Instructions for the task - Only the lines from the top of the listing below to the line that has "const boundaryTicks = d3.range(2, quarters.length, 2).map((i)" should be echoed, with both ends kept and pictures left out.

Information shown -
-.-.-

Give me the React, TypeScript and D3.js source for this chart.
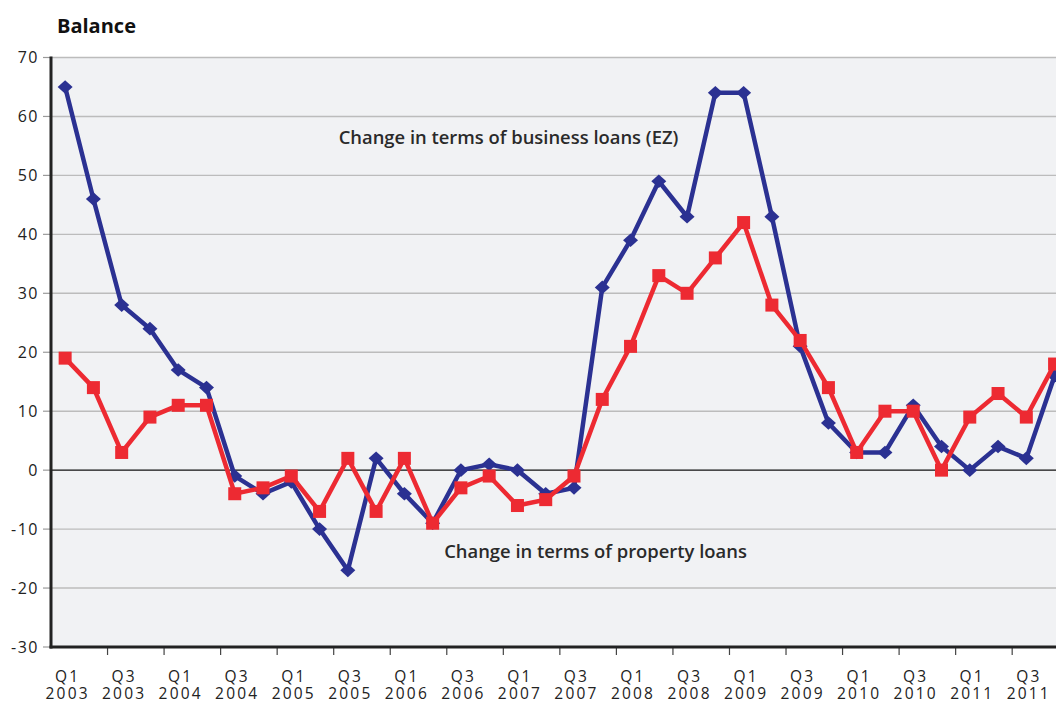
import React from 'react';
import * as d3 from 'd3';

const quarters = [
  'Q1 2003', 'Q2 2003', 'Q3 2003', 'Q4 2003',
  'Q1 2004', 'Q2 2004', 'Q3 2004', 'Q4 2004',
  'Q1 2005', 'Q2 2005', 'Q3 2005', 'Q4 2005',
  'Q1 2006', 'Q2 2006', 'Q3 2006', 'Q4 2006',
  'Q1 2007', 'Q2 2007', 'Q3 2007', 'Q4 2007',
  'Q1 2008', 'Q2 2008', 'Q3 2008', 'Q4 2008',
  'Q1 2009', 'Q2 2009', 'Q3 2009', 'Q4 2009',
  'Q1 2010', 'Q2 2010', 'Q3 2010', 'Q4 2010',
  'Q1 2011', 'Q2 2011', 'Q3 2011', 'Q4 2011',
];

const businessLoans = [
  65, 46, 28, 24,
  17, 14, -1, -4,
  -2, -10, -17, 2,
  -4, -9, 0, 1,
  0, -4, -3, 31,
  39, 49, 43, 64,
  64, 43, 21, 8,
  3, 3, 11, 4,
  0, 4, 2, 16,
];

const propertyLoans = [
  19, 14, 3, 9,
  11, 11, -4, -3,
  -1, -7, 2, -7,
  2, -9, -3, -1,
  -6, -5, -1, 12,
  21, 33, 30, 36,
  42, 28, 22, 14,
  3, 10, 10, 0,
  9, 13, 9, 18,
];

const xTickLabels = [
  'Q1 2003', 'Q3 2003', 'Q1 2004', 'Q3 2004', 'Q1 2005', 'Q3 2005',
  'Q1 2006', 'Q3 2006', 'Q1 2007', 'Q3 2007', 'Q1 2008', 'Q3 2008',
  'Q1 2009', 'Q3 2009', 'Q1 2010', 'Q3 2010', 'Q1 2011', 'Q3 2011',
];

const yTicks = [70, 60, 50, 40, 30, 20, 10, 0, -10, -20, -30];

const W = 1056;
const H = 702;
const left = 51;
const bandW = 28.27;
const right = left + bandW * quarters.length;
const top = 57.5;
const bottom = 647;

const BLUE = '#2b3192';
const RED = '#ed2a32';
const FONT = '"Open Sans", "DejaVu Sans", sans-serif';

export default function App() {
  const x = d3.scaleBand<string>().domain(quarters).range([left, right]).paddingInner(0).paddingOuter(0);
  const y = d3.scaleLinear().domain([-30, 70]).range([bottom, top]);
  const cx = (q: string) => (x(q) as number) + x.bandwidth() / 2;

  const line = d3
    .line<number>()
    .x((_, i) => cx(quarters[i]))
    .y((d) => y(d));

  const diamond = (px: number, py: number) => {
    const hw = 7.5;
    const hh = 6.8;
    return `M${px},${py - hh}L${px + hw},${py}L${px},${py + hh}L${px - hw},${py}Z`;
  };

  const boundaryTicks = d3.range(2, quarters.length, 2).map((i) => x(quarters[i]) as number);

  return (
    <svg width={W} height={H} style={{ position: 'absolute', left: 0, top: 0 }} fontFamily={FONT}>
      <rect x={0} y={0} width={W} height={H} fill="#ffffff" />
      <rect x={left} y={top} width={right - left} height={bottom - top} fill="#f1f2f4" />

      {/* grid lines */}
      {yTicks.map((t) =>
        t === 0 || t === -30 ? null : (
          <line key={'g' + t} x1={left} x2={right} y1={y(t)} y2={y(t)} stroke="#bcbcbc" strokeWidth={1.4} />
        )
      )}
      <line x1={left} x2={right} y1={y(0)} y2={y(0)} stroke="#111" strokeWidth={1.1} />

      {/* y ticks and labels */}
      {yTicks.map((t) => (
        <g key={'y' + t}>
          <line x1={43} x2={left} y1={y(t)} y2={y(t)} stroke="#9a9a9a" strokeWidth={1.2} />
          <text
            x={39}
            y={y(t)}
            dy="0.36em"
            textAnchor="end"
            fontSize={16}
            letterSpacing={1.5}
            fill="#222"
          >
            {String(t)}
          </text>
        </g>
      ))}

      {/* x ticks */}
      {boundaryTicks.map((bx, i) => (
        <line key={'xt' + i} x1={bx} x2={bx} y1={bottom} y2={bottom + 8} stroke="#444" strokeWidth={1.2} />
      ))}

      {/* x labels */}
      {xTickLabels.map((lab) => {
        const [q, yr] = lab.split(' ');
        const px = cx(lab) + 2.5;
        return (
          <g key={lab}>
            <text x={px} y={681.5} textAnchor="middle" fontSize={15.5} letterSpacing={2.2} fill="#222">
              {q}
            </text>
            <text x={px} y={698.5} textAnchor="middle" fontSize={15.5} letterSpacing={2.2} fill="#222">
              {yr}
            </text>
          </g>
        );
      })}

      {/* axes */}
      <line x1={left} x2={left} y1={top - 1} y2={bottom + 1.5} stroke="#222" strokeWidth={3} />
      <line x1={left - 1.5} x2={right} y1={bottom} y2={bottom} stroke="#222" strokeWidth={3} />

      {/* business loans */}
      <path d={line(businessLoans) || ''} fill="none" stroke={BLUE} strokeWidth={4.5} strokeLinejoin="miter" />
      {businessLoans.map((v, i) => (
        <path key={'b' + i} d={diamond(cx(quarters[i]), y(v))} fill={BLUE} />
      ))}

      {/* property loans */}
      <path d={line(propertyLoans) || ''} fill="none" stroke={RED} strokeWidth={4.5} strokeLinejoin="miter" />
      {propertyLoans.map((v, i) => (
        <rect key={'p' + i} x={cx(quarters[i]) - 6.5} y={y(v) - 6.5} width={13} height={13} fill={RED} />
      ))}

      {/* annotations */}
      <text x={508.5} y={144} textAnchor="middle" fontSize={18.4} fontWeight={600} fill="#2a2a2a">
        Change in terms of business loans (EZ)
      </text>
      <text x={595.5} y={558} textAnchor="middle" fontSize={18.4} fontWeight={600} fill="#2a2a2a">
        Change in terms of property loans
      </text>

      {/* title */}
      <text x={57} y={33} fontSize={20} fontWeight={700} fill="#111">
        Balance
      </text>
    </svg>
  );
}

-.-.-

Solution for this problem -
Give me the React, TypeScript and D3.js source for this chart.
import React from 'react';
import * as d3 from 'd3';

const quarters = [
  'Q1 2003', 'Q2 2003', 'Q3 2003', 'Q4 2003',
  'Q1 2004', 'Q2 2004', 'Q3 2004', 'Q4 2004',
  'Q1 2005', 'Q2 2005', 'Q3 2005', 'Q4 2005',
  'Q1 2006', 'Q2 2006', 'Q3 2006', 'Q4 2006',
  'Q1 2007', 'Q2 2007', 'Q3 2007', 'Q4 2007',
  'Q1 2008', 'Q2 2008', 'Q3 2008', 'Q4 2008',
  'Q1 2009', 'Q2 2009', 'Q3 2009', 'Q4 2009',
  'Q1 2010', 'Q2 2010', 'Q3 2010', 'Q4 2010',
  'Q1 2011', 'Q2 2011', 'Q3 2011', 'Q4 2011',
];

const businessLoans = [
  65, 46, 28, 24,
  17, 14, -1, -4,
  -2, -10, -17, 2,
  -4, -9, 0, 1,
  0, -4, -3, 31,
  39, 49, 43, 64,
  64, 43, 21, 8,
  3, 3, 11, 4,
  0, 4, 2, 16,
];

const propertyLoans = [
  19, 14, 3, 9,
  11, 11, -4, -3,
  -1, -7, 2, -7,
  2, -9, -3, -1,
  -6, -5, -1, 12,
  21, 33, 30, 36,
  42, 28, 22, 14,
  3, 10, 10, 0,
  9, 13, 9, 18,
];

const xTickLabels = [
  'Q1 2003', 'Q3 2003', 'Q1 2004', 'Q3 2004', 'Q1 2005', 'Q3 2005',
  'Q1 2006', 'Q3 2006', 'Q1 2007', 'Q3 2007', 'Q1 2008', 'Q3 2008',
  'Q1 2009', 'Q3 2009', 'Q1 2010', 'Q3 2010', 'Q1 2011', 'Q3 2011',
];

const yTicks = [70, 60, 50, 40, 30, 20, 10, 0, -10, -20, -30];

const W = 1056;
const H = 702;
const left = 51;
const bandW = 28.27;
const right = left + bandW * quarters.length;
const top = 57.5;
const bottom = 647;

const BLUE = '#2b3192';
const RED = '#ed2a32';
const FONT = '"Open Sans", "DejaVu Sans", sans-serif';

export default function App() {
  const x = d3.scaleBand<string>().domain(quarters).range([left, right]).paddingInner(0).paddingOuter(0);
  const y = d3.scaleLinear().domain([-30, 70]).range([bottom, top]);
  const cx = (q: string) => (x(q) as number) + x.bandwidth() / 2;

  const line = d3
    .line<number>()
    .x((_, i) => cx(quarters[i]))
    .y((d) => y(d));

  const diamond = (px: number, py: number) => {
    const hw = 7.5;
    const hh = 6.8;
    return `M${px},${py - hh}L${px + hw},${py}L${px},${py + hh}L${px - hw},${py}Z`;
  };

  const boundaryTicks = d3.range(2, quarters.length, 2).map((i) => x(quarters[i]) as number);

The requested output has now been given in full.